◆ THE PROBLEM
Set down each line of the data below exactly as it stands, dropping the pictures.

◆ COLLECTED DATA
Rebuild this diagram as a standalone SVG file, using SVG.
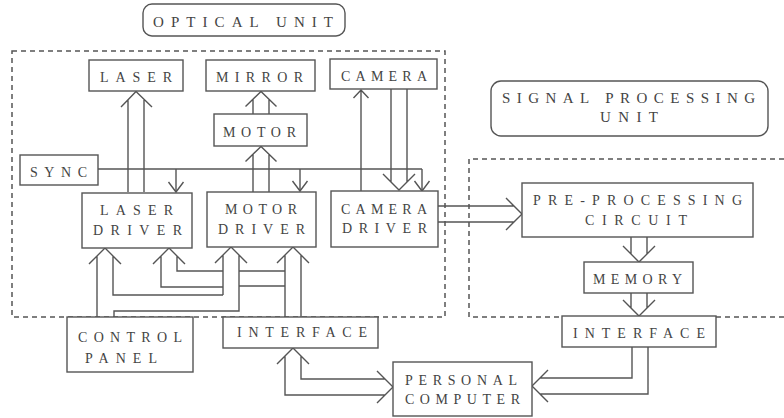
<svg xmlns="http://www.w3.org/2000/svg" width="784" height="418" viewBox="0 0 784 418">
<style>
.bx{fill:#fff;stroke:#555;stroke-width:1.4}
.rb{fill:#fff;stroke:#555;stroke-width:1.4}
.ds{fill:none;stroke:#555;stroke-width:1.5;stroke-dasharray:5 4}
.ln{fill:none;stroke:#555;stroke-width:1.4;stroke-linejoin:miter}
.t{font-family:"Liberation Serif","DejaVu Serif",serif;font-size:14px;fill:#444}
.tu{font-family:"Liberation Serif","DejaVu Serif",serif;font-size:15px;fill:#444}
</style>
<rect width="784" height="418" fill="#fff"/>
<g id="optical-unit-frame">
<path class="ds" d="M12,51 H445 V317 H12 Z"/>
</g>
<g id="signal-unit-frame">
<path class="ds" d="M784,159 H469 V317 H784"/>
</g>
<g id="connectors">
<path class="ln" d="M128,192 V100 M144,192 V100 M121,107 L136,91.5 L152,107"/>
<path class="ln" d="M253,114 V99 M269,114 V99 M245.5,106.5 L261,91.5 L276.5,106.5"/>
<path class="ln" d="M253,192 V154 M269,192 V154 M245.5,161.5 L261,146.5 L276.5,161.5"/>
<path class="ln" d="M361,191 V90 M353.5,98 L361,90 L368.5,98"/>
<path class="ln" d="M391,89 V182 M407,89 V182 M383,174 L399,190 L415,174"/>
<path class="ln" d="M98,169 H422 M176,169 V192 M300,169 V191 M422,169 V191"/>
<path class="ln" d="M168.5,182 L176,192 L183.5,182 M292.5,181 L300,191 L307.5,181 M414.5,181 L422,191 L429.5,181"/>
<path class="ln" d="M438,206 H514 M438,222 H514 M506,198 L522,214 L506,230"/>
<path class="ln" d="M631,237 V254 M647,237 V254 M623,246 L639,262 L655,246"/>
<path class="ln" d="M631,293 V308 M647,293 V308 M623,300 L639,316 L655,300"/>
<path class="ln" d="M632,347 V378 H540 M648,347 V394 H540 M548,370 L532,386 L548,402"/>
<path class="ln" d="M277,364 L293,348 L309,364 M301,356 V379 H385 M285,356 V395 H385 M377,371 L393,387 L377,403"/>
<path class="ln" d="M285,317 V255 M301,317 V255 M277,263 L293,247 L309,263"/>
<path class="ln" d="M239,271 H285 M239,286 H285"/>
<path class="ln" d="M215,263 L231,247 L247,263 M223,255 V295 M239,255 V311 H114 V317"/>
<path class="ln" d="M89,264 L105,248 L121,264 M97,256 V317 M113,256 V295 H223"/>
<path class="ln" d="M153,264 L169,248 L185,264 M161,256 V287 H223 M177,256 V271 H223"/>
</g>
<g id="optical-unit-label">
<rect class="rb" x="143" y="4" width="202" height="32" rx="9"/>
<text class="tu" x="153" y="27" textLength="180" lengthAdjust="spacing">OPTICAL UNIT</text>
</g>
<g id="signal-unit-label">
<rect class="rb" x="491" y="81" width="277" height="55" rx="10"/>
<text class="tu" x="502" y="103" textLength="253" lengthAdjust="spacing">SIGNAL PROCESSING</text>
<text class="tu" x="600" y="122" textLength="58" lengthAdjust="spacing">UNIT</text>
</g>
<g id="laser">
<rect class="bx" x="89" y="60" width="94" height="31"/>
<text class="t" x="100" y="82" textLength="72" lengthAdjust="spacing">LASER</text>
</g>
<g id="mirror">
<rect class="bx" x="206" y="60" width="109" height="31"/>
<text class="t" x="216" y="82" textLength="87" lengthAdjust="spacing">MIRROR</text>
</g>
<g id="camera">
<rect class="bx" x="330" y="59" width="107" height="30"/>
<text class="t" x="341" y="81" textLength="86" lengthAdjust="spacing">CAMERA</text>
</g>
<g id="motor">
<rect class="bx" x="214" y="114" width="93" height="32"/>
<text class="t" x="223" y="137" textLength="73" lengthAdjust="spacing">MOTOR</text>
</g>
<g id="sync">
<rect class="bx" x="20" y="155" width="78" height="30"/>
<text class="t" x="30" y="177" textLength="57" lengthAdjust="spacing">SYNC</text>
</g>
<g id="laser-driver">
<rect class="bx" x="82" y="193" width="110" height="55"/>
<text class="t" x="100" y="215" textLength="73" lengthAdjust="spacing">LASER</text>
<text class="t" x="93" y="235" textLength="89" lengthAdjust="spacing">DRIVER</text>
</g>
<g id="motor-driver">
<rect class="bx" x="207" y="192" width="109" height="55"/>
<text class="t" x="225" y="214" textLength="72" lengthAdjust="spacing">MOTOR</text>
<text class="t" x="218" y="234" textLength="87" lengthAdjust="spacing">DRIVER</text>
</g>
<g id="camera-driver">
<rect class="bx" x="331" y="191" width="107" height="56"/>
<text class="t" x="341" y="214" textLength="86" lengthAdjust="spacing">CAMERA</text>
<text class="t" x="342" y="233" textLength="85" lengthAdjust="spacing">DRIVER</text>
</g>
<g id="control-panel">
<rect class="bx" x="67" y="317" width="126" height="55"/>
<text class="t" x="78" y="342" textLength="104" lengthAdjust="spacing">CONTROL</text>
<text class="t" x="85" y="363" textLength="72" lengthAdjust="spacing">PANEL</text>
</g>
<g id="interface-left">
<rect class="bx" x="223" y="317" width="155" height="31"/>
<text class="t" x="237" y="337" textLength="130" lengthAdjust="spacing">INTERFACE</text>
</g>
<g id="personal-computer">
<rect class="bx" x="393" y="362" width="139" height="54"/>
<text class="t" x="405" y="385" textLength="112" lengthAdjust="spacing">PERSONAL</text>
<text class="t" x="405" y="404" textLength="115" lengthAdjust="spacing">COMPUTER</text>
</g>
<g id="pre-processing-circuit">
<rect class="bx" x="522" y="183" width="231" height="54"/>
<text class="t" x="533" y="205" textLength="209" lengthAdjust="spacing">PRE-PROCESSING</text>
<text class="t" x="585" y="225" textLength="102" lengthAdjust="spacing">CIRCUIT</text>
</g>
<g id="memory">
<rect class="bx" x="584" y="262" width="109" height="31"/>
<text class="t" x="593" y="284" textLength="89" lengthAdjust="spacing">MEMORY</text>
</g>
<g id="interface-right">
<rect class="bx" x="562" y="316" width="154" height="31"/>
<text class="t" x="573" y="338" textLength="132" lengthAdjust="spacing">INTERFACE</text>
</g>
</svg>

◆ ANSWER IN FULL
Rebuild this diagram as a standalone SVG file, using SVG.
<svg xmlns="http://www.w3.org/2000/svg" width="784" height="418" viewBox="0 0 784 418">
<style>
.bx{fill:#fff;stroke:#555;stroke-width:1.4}
.rb{fill:#fff;stroke:#555;stroke-width:1.4}
.ds{fill:none;stroke:#555;stroke-width:1.5;stroke-dasharray:5 4}
.ln{fill:none;stroke:#555;stroke-width:1.4;stroke-linejoin:miter}
.t{font-family:"Liberation Serif","DejaVu Serif",serif;font-size:14px;fill:#444}
.tu{font-family:"Liberation Serif","DejaVu Serif",serif;font-size:15px;fill:#444}
</style>
<rect width="784" height="418" fill="#fff"/>
<g id="optical-unit-frame">
<path class="ds" d="M12,51 H445 V317 H12 Z"/>
</g>
<g id="signal-unit-frame">
<path class="ds" d="M784,159 H469 V317 H784"/>
</g>
<g id="connectors">
<path class="ln" d="M128,192 V100 M144,192 V100 M121,107 L136,91.5 L152,107"/>
<path class="ln" d="M253,114 V99 M269,114 V99 M245.5,106.5 L261,91.5 L276.5,106.5"/>
<path class="ln" d="M253,192 V154 M269,192 V154 M245.5,161.5 L261,146.5 L276.5,161.5"/>
<path class="ln" d="M361,191 V90 M353.5,98 L361,90 L368.5,98"/>
<path class="ln" d="M391,89 V182 M407,89 V182 M383,174 L399,190 L415,174"/>
<path class="ln" d="M98,169 H422 M176,169 V192 M300,169 V191 M422,169 V191"/>
<path class="ln" d="M168.5,182 L176,192 L183.5,182 M292.5,181 L300,191 L307.5,181 M414.5,181 L422,191 L429.5,181"/>
<path class="ln" d="M438,206 H514 M438,222 H514 M506,198 L522,214 L506,230"/>
<path class="ln" d="M631,237 V254 M647,237 V254 M623,246 L639,262 L655,246"/>
<path class="ln" d="M631,293 V308 M647,293 V308 M623,300 L639,316 L655,300"/>
<path class="ln" d="M632,347 V378 H540 M648,347 V394 H540 M548,370 L532,386 L548,402"/>
<path class="ln" d="M277,364 L293,348 L309,364 M301,356 V379 H385 M285,356 V395 H385 M377,371 L393,387 L377,403"/>
<path class="ln" d="M285,317 V255 M301,317 V255 M277,263 L293,247 L309,263"/>
<path class="ln" d="M239,271 H285 M239,286 H285"/>
<path class="ln" d="M215,263 L231,247 L247,263 M223,255 V295 M239,255 V311 H114 V317"/>
<path class="ln" d="M89,264 L105,248 L121,264 M97,256 V317 M113,256 V295 H223"/>
<path class="ln" d="M153,264 L169,248 L185,264 M161,256 V287 H223 M177,256 V271 H223"/>
</g>
<g id="optical-unit-label">
<rect class="rb" x="143" y="4" width="202" height="32" rx="9"/>
<text class="tu" x="153" y="27" textLength="180" lengthAdjust="spacing">OPTICAL UNIT</text>
</g>
<g id="signal-unit-label">
<rect class="rb" x="491" y="81" width="277" height="55" rx="10"/>
<text class="tu" x="502" y="103" textLength="253" lengthAdjust="spacing">SIGNAL PROCESSING</text>
<text class="tu" x="600" y="122" textLength="58" lengthAdjust="spacing">UNIT</text>
</g>
<g id="laser">
<rect class="bx" x="89" y="60" width="94" height="31"/>
<text class="t" x="100" y="82" textLength="72" lengthAdjust="spacing">LASER</text>
</g>
<g id="mirror">
<rect class="bx" x="206" y="60" width="109" height="31"/>
<text class="t" x="216" y="82" textLength="87" lengthAdjust="spacing">MIRROR</text>
</g>
<g id="camera">
<rect class="bx" x="330" y="59" width="107" height="30"/>
<text class="t" x="341" y="81" textLength="86" lengthAdjust="spacing">CAMERA</text>
</g>
<g id="motor">
<rect class="bx" x="214" y="114" width="93" height="32"/>
<text class="t" x="223" y="137" textLength="73" lengthAdjust="spacing">MOTOR</text>
</g>
<g id="sync">
<rect class="bx" x="20" y="155" width="78" height="30"/>
<text class="t" x="30" y="177" textLength="57" lengthAdjust="spacing">SYNC</text>
</g>
<g id="laser-driver">
<rect class="bx" x="82" y="193" width="110" height="55"/>
<text class="t" x="100" y="215" textLength="73" lengthAdjust="spacing">LASER</text>
<text class="t" x="93" y="235" textLength="89" lengthAdjust="spacing">DRIVER</text>
</g>
<g id="motor-driver">
<rect class="bx" x="207" y="192" width="109" height="55"/>
<text class="t" x="225" y="214" textLength="72" lengthAdjust="spacing">MOTOR</text>
<text class="t" x="218" y="234" textLength="87" lengthAdjust="spacing">DRIVER</text>
</g>
<g id="camera-driver">
<rect class="bx" x="331" y="191" width="107" height="56"/>
<text class="t" x="341" y="214" textLength="86" lengthAdjust="spacing">CAMERA</text>
<text class="t" x="342" y="233" textLength="85" lengthAdjust="spacing">DRIVER</text>
</g>
<g id="control-panel">
<rect class="bx" x="67" y="317" width="126" height="55"/>
<text class="t" x="78" y="342" textLength="104" lengthAdjust="spacing">CONTROL</text>
<text class="t" x="85" y="363" textLength="72" lengthAdjust="spacing">PANEL</text>
</g>
<g id="interface-left">
<rect class="bx" x="223" y="317" width="155" height="31"/>
<text class="t" x="237" y="337" textLength="130" lengthAdjust="spacing">INTERFACE</text>
</g>
<g id="personal-computer">
<rect class="bx" x="393" y="362" width="139" height="54"/>
<text class="t" x="405" y="385" textLength="112" lengthAdjust="spacing">PERSONAL</text>
<text class="t" x="405" y="404" textLength="115" lengthAdjust="spacing">COMPUTER</text>
</g>
<g id="pre-processing-circuit">
<rect class="bx" x="522" y="183" width="231" height="54"/>
<text class="t" x="533" y="205" textLength="209" lengthAdjust="spacing">PRE-PROCESSING</text>
<text class="t" x="585" y="225" textLength="102" lengthAdjust="spacing">CIRCUIT</text>
</g>
<g id="memory">
<rect class="bx" x="584" y="262" width="109" height="31"/>
<text class="t" x="593" y="284" textLength="89" lengthAdjust="spacing">MEMORY</text>
</g>
<g id="interface-right">
<rect class="bx" x="562" y="316" width="154" height="31"/>
<text class="t" x="573" y="338" textLength="132" lengthAdjust="spacing">INTERFACE</text>
</g>
</svg>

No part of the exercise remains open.